— What you are asked to do —
Starting at the first line of the listing below, repeat each line up to and including the one containing "from bokeh.resources import INLINE". Leave out pictures.

— Data provided —
□ □ □ □
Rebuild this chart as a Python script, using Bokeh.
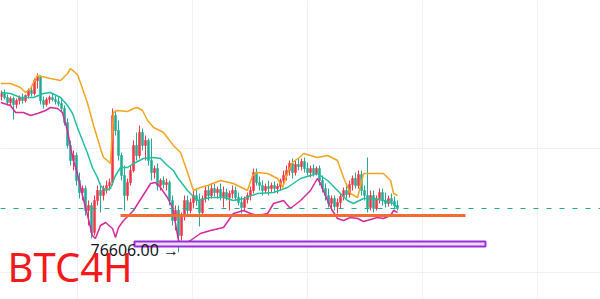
from bokeh.plotting import figure
from bokeh.models import Range1d, Label, FixedTicker, Span, ColumnDataSource
from bokeh.embed import file_html
from bokeh.resources import INLINE

# ---------------- data (BTC, 4H candles) ----------------
opens = [92200, 92500, 92100, 91600, 92000, 91400, 91800, 92100, 91800, 92300,
         92800, 92500, 93800, 94100, 91800, 91400, 91900, 92100, 91900, 91700,
         91500, 91000, 89600, 87300, 85800, 86300, 83800, 82600, 83000, 80800,
         81300, 78600, 81800, 82800, 82300, 83000, 83300, 83600, 90300, 88800,
         86300, 84300, 82300, 83600, 84800, 87300, 86300, 88600, 87300, 87800,
         85800, 84600, 85000, 83300, 83800, 83400, 83600, 81800, 79800, 80800,
         78300, 80300, 81800, 80800, 81600, 82300, 81800, 80600, 82000, 82800,
         82300, 83000, 82600, 82900, 82200, 82600, 82100, 82500, 82800, 82100,
         81600, 81100, 81900, 82300, 82800, 84600, 83600, 83300, 82800, 83200,
         83000, 83300, 83000, 83200, 83800, 84300, 84800, 85500, 84600, 85400,
         85200, 85700, 85000, 84600, 85000, 84500, 85000, 83800, 83000, 82300,
         81500, 82000, 81200, 81600, 82200, 82800, 82400, 83400, 84000, 83300,
         84400, 82800, 82300, 81100, 82300, 81000, 82000, 82600, 81800, 81500,
         82000, 81700, 81300]
highs = [92800, 92900, 92400, 92200, 92200, 92000, 92300, 92500, 92400, 93000,
         93200, 94000, 94500, 94300, 92200, 92100, 92300, 92500, 92300, 92100,
         91900, 91300, 90000, 87800, 86800, 86600, 84600, 83300, 83300, 81800,
         81600, 82300, 83300, 83500, 83300, 83800, 84000, 91000, 90800, 89800,
         86600, 85300, 84000, 85300, 87800, 88600, 89300, 89000, 88300, 88000,
         88000, 85300, 85500, 84000, 84200, 84000, 83800, 82300, 81300, 81300,
         80600, 82300, 82300, 82000, 82800, 83000, 82500, 82300, 83200, 83300,
         83500, 83500, 83200, 83500, 83200, 83000, 82800, 83300, 83200, 82600,
         82200, 82200, 82600, 83200, 85000, 85000, 84200, 83800, 83500, 83800,
         83600, 83700, 83500, 84000, 84800, 85300, 85800, 86000, 85800, 86000,
         86000, 86100, 85600, 85300, 85400, 85200, 85300, 84300, 83500, 83000,
         82300, 82300, 82000, 82500, 83100, 83500, 83800, 84300, 84600, 84800,
         84800, 83300, 86100, 82800, 82800, 82300, 83000, 83000, 82600, 82300,
         82500, 82200, 81800]
lows = [91800, 91900, 91300, 91200, 89900, 91000, 91400, 91500, 91600, 92000,
        92200, 92300, 93000, 91400, 91000, 91200, 91500, 91700, 91400, 91200,
        90600, 89300, 87000, 85300, 84800, 83300, 82000, 81800, 80300, 79300,
        78000, 78300, 81300, 80600, 81800, 82500, 82800, 83300, 88300, 85800,
        83800, 80800, 81800, 83300, 84600, 85800, 86000, 86800, 85800, 85300,
        83800, 84000, 82800, 82800, 83000, 82800, 81300, 79300, 78800, 76606,
        77800, 79800, 80300, 80500, 81000, 81300, 79200, 80300, 81600, 81800,
        82000, 82200, 82000, 81800, 81100, 81800, 80800, 82000, 81800, 81300,
        80500, 80800, 81500, 81800, 82500, 83300, 82800, 82300, 82500, 82300,
        82600, 82600, 82500, 82800, 83400, 83800, 84300, 84000, 84300, 84800,
        84800, 84600, 84300, 84100, 84200, 84300, 83300, 82600, 81800, 81100,
        80800, 80800, 80500, 81000, 81800, 82000, 82100, 82800, 83000, 83000,
        82300, 81800, 80600, 80800, 80600, 80800, 81500, 81300, 81100, 81200,
        81300, 80900, 80800]
closes = [92500, 92100, 91600, 92000, 91400, 91800, 92100, 91800, 92300, 92800,
          92500, 93800, 94200, 91800, 91400, 91900, 92100, 91900, 91700, 91500,
          91000, 89600, 87300, 85800, 86300, 83800, 82600, 83000, 80800, 81300,
          78600, 81800, 82800, 82300, 83000, 83300, 83600, 90300, 88800, 86300,
          84300, 82300, 83600, 84800, 87300, 86300, 88600, 87300, 87800, 85800,
          84600, 85000, 83300, 83800, 83400, 83600, 81800, 79800, 80800, 78300,
          80300, 81800, 80800, 81600, 82300, 81800, 80600, 82000, 82800, 82300,
          83000, 82600, 82900, 82200, 82600, 82100, 82500, 82800, 82100, 81600,
          81100, 81900, 82300, 82800, 84600, 83600, 83300, 82800, 83200, 83000,
          83300, 83000, 83200, 83800, 84300, 84800, 85500, 84600, 85400, 85200,
          85700, 85000, 84600, 85000, 84500, 85000, 83800, 83000, 82300, 81500,
          82000, 81200, 81600, 82200, 82800, 82400, 83400, 84000, 83300, 84400,
          82800, 82300, 81100, 82300, 81000, 82000, 82600, 81800, 81500, 82000,
          81700, 81300, 81000]

# band lines (upper / middle / lower), sampled at candle positions
upper_x = [-0.3, 3, 6.3, 8, 9.7, 10.7, 12, 16.3, 19.7, 22, 23, 25.3, 26.3, 28.7, 30.7,
           33, 34, 35.3, 36.3, 37.3, 38.7, 42, 44, 45.3, 47, 48.7, 50.7, 54, 57.3, 59.7,
           62, 64, 66.3, 68.7, 73, 77.3, 82, 83.7, 85.3, 88.7, 92, 93.7, 95.3, 97, 99.7,
           100.7, 105.3, 108.7, 112, 114, 116.3, 118.7, 120.7, 123, 127.3, 129.7, 130.7, 132]
upper_y = [93500, 93500, 93100, 92600, 93000, 93600, 94300, 94000, 93800, 94500, 95000,
           94400, 93600, 91500, 89300, 87000, 86100, 85800, 85500, 90600, 90800, 90700,
           91000, 91100, 90800, 89800, 89100, 88600, 87300, 86600, 84600, 82800, 83100,
           83300, 83800, 83500, 82800, 84300, 84600, 84500, 84000, 83100, 84500, 85600,
           86200, 86500, 86100, 86300, 85800, 84100, 82500, 82100, 84500, 84500, 84500,
           83800, 82500, 82300]
mid_x = [-0.3, 3, 6.3, 10.7, 14, 16.3, 19.7, 22, 23.7, 25.3, 27, 28.7, 30.3, 32, 33,
         34.7, 36.3, 38, 39.7, 42, 44, 47.3, 50.7, 53, 55.3, 57.3, 58.7, 62, 65.3, 69.7,
         74, 77.3, 80.7, 85.3, 90.7, 95.3, 99.7, 103, 105.3, 108.7, 112, 115.3, 117.3,
         120.7, 124, 127.3, 130.7, 132]
mid_y = [92600, 92500, 92100, 92100, 92500, 92600, 92100, 91300, 90500, 89100, 87800,
         86500, 85100, 84100, 83300, 82800, 83000, 84300, 85100, 85100, 85500, 86000,
         86100, 86000, 85300, 84800, 84100, 82800, 81800, 82100, 82100, 81800, 82000,
         82500, 82600, 83100, 84000, 84300, 84500, 83800, 82800, 81800, 81500, 82000,
         82000, 81800, 81500, 81000]
lower_x = [-0.3, 3, 4.7, 7.3, 9.7, 12, 14.7, 16.3, 18.7, 20.3, 22, 23, 24, 25.3, 27,
           28.7, 30.3, 31.3, 33, 34.7, 37, 38, 39, 40.7, 44, 49.7, 51.3, 53, 55.3, 57,
           58, 59, 60.3, 63, 66.3, 69.7, 74, 77.3, 80.7, 83, 85.3, 88.7, 90.7, 94, 96.3,
           99.7, 103, 105.3, 106.3, 108.7, 110.3, 112, 114, 116.3, 118.7, 120.7, 123,
           125.3, 127.3, 129.7, 130.7, 132]
lower_y = [91600, 91300, 90600, 90600, 90300, 90500, 90800, 91100, 91000, 90600, 88800,
           87100, 85800, 84500, 82300, 80300, 78300, 78000, 79300, 79600, 79000, 78100,
           79100, 79800, 80800, 83500, 83600, 83100, 82100, 81100, 79500, 77800, 77300,
           77800, 78500, 78800, 79100, 80500, 80800, 80500, 80300, 80500, 81500, 81800,
           81000, 81800, 82800, 84000, 83500, 81800, 80800, 80000, 79800, 80100, 80000,
           79700, 79900, 80100, 80000, 80300, 80800, 80600]

support_price = 80300
support_x = [39.67, 154.67]
zone_bottom, zone_top = 77200, 77700
zone_x = [44.33, 161.33]
vgrid_ticks = [25.33, 63.67, 102, 140.33, 178.67]
hgrid_ticks = [87000, 74600]
title_text = "BTC4H"

UP, DOWN = "#f23645", "#22ab94"

idx = list(range(len(opens)))
colors = [UP if c >= o else DOWN for o, c in zip(opens, closes)]
src = ColumnDataSource(dict(x=idx, o=opens, h=highs, l=lows, c=closes, col=colors))

p = figure(width=600, height=299, output_backend="svg", toolbar_location=None,
           x_range=Range1d(-1 / 3, 599 / 3), y_range=Range1d(71900, 101800),
           min_border=0, outline_line_color=None, background_fill_color="white",
           border_fill_color="white")
p.xaxis.visible = False
p.yaxis.visible = False
p.xgrid.ticker = FixedTicker(ticks=vgrid_ticks)
p.ygrid.ticker = FixedTicker(ticks=hgrid_ticks)
p.grid.grid_line_color = "#eef1f5"
p.grid.grid_line_width = 1

# candles
p.segment(x0="x", y0="h", x1="x", y1="l", color="col", line_width=1, source=src)
p.vbar(x="x", width=0.7, top="o", bottom="c", fill_color="col", line_color="col",
       line_width=0.5, source=src)

# bands
p.line(upper_x, upper_y, line_color="#f2a51f", line_width=1.5)
p.line(mid_x, mid_y, line_color="#1fbf9f", line_width=1.5)
p.line(lower_x, lower_y, line_color="#d42a9e", line_width=1.5)

# last price dashed line
p.add_layout(Span(location=closes[-1], dimension="width", line_color="#22ab94",
                  line_dash="5 8", line_width=1))

# support line
p.line(support_x, [support_price, support_price], line_color="#f26d36", line_width=3)

# purple zone
p.quad(left=zone_x[0], right=zone_x[1], bottom=zone_bottom, top=zone_top,
       fill_color="#ecdcfa", line_color="#9a2fd8", line_width=2)

# low label
low_val = min(lows)
p.add_layout(Label(x=29.67, y=76900, text=f"{low_val:.2f} \u2192",
                   text_font="Noto Sans", text_font_size="16px", text_color="#131722",
                   text_baseline="alphabetic", text_align="left"))

# title
p.add_layout(Label(x=7, y=33, x_units="screen", y_units="screen", text=title_text,
                   text_font="Noto Sans", text_font_size="40px", text_color="#f21b1b",
                   text_baseline="alphabetic", text_align="left"))

open("out.html", "w").write(file_html(p, INLINE))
□ □ □ □
— Solution to this exercise —
Rebuild this chart as a Python script, using Bokeh.
from bokeh.plotting import figure
from bokeh.models import Range1d, Label, FixedTicker, Span, ColumnDataSource
from bokeh.embed import file_html
from bokeh.resources import INLINE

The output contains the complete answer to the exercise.